In the performance apparel world, tenacity is what determines whether your jacket or pants can survive real-world abuses: the friction of a heavy backpack strap, the repeated bending of knees and elbows, scrapes against rock or rough surfaces, and the general strain of movement. A fabric made with low-tenacity fibers might feel fine at first, but it could fail or wear through much sooner under those stresses. Tenacity at the fiber level is like a safety margin engineered into every thread of the fabric.

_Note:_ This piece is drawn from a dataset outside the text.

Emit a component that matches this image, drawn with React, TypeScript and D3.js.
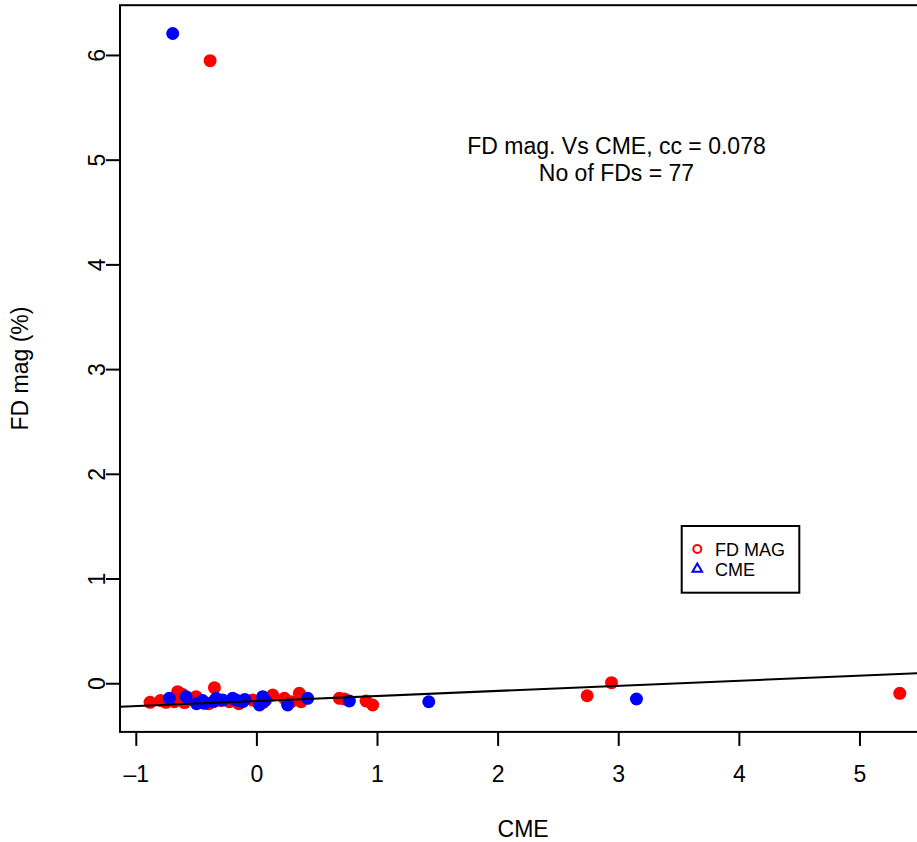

Yarn is not an afterthought – it’s the foundation. By the time you see a finished jacket or pant, there have been dozens of decisions made about the yarn that went into it. Products don't perform well because of some high-tech brand name; they perform because of the yarns engineered inside that fabric and how they were spun and woven. The difference between a pant that comfortably stretches with your movements versus one that bags out and sags after a few uses, or the difference between a shirt that breathes in hot weather versus one that feels like clingy plastic – often comes down to choices made at the yarn stage: the twist level used in the yarn, the tenacity of the fiber chosen, and the tension control during knitting or weaving, all long before the garment is ever cut and sewn.
Every thread in your apparel carries invisible design decisions that translate directly into how you experience that product: how you move in it, how it handles the stresses of your adventures, and how long it lasts in your wardrobe.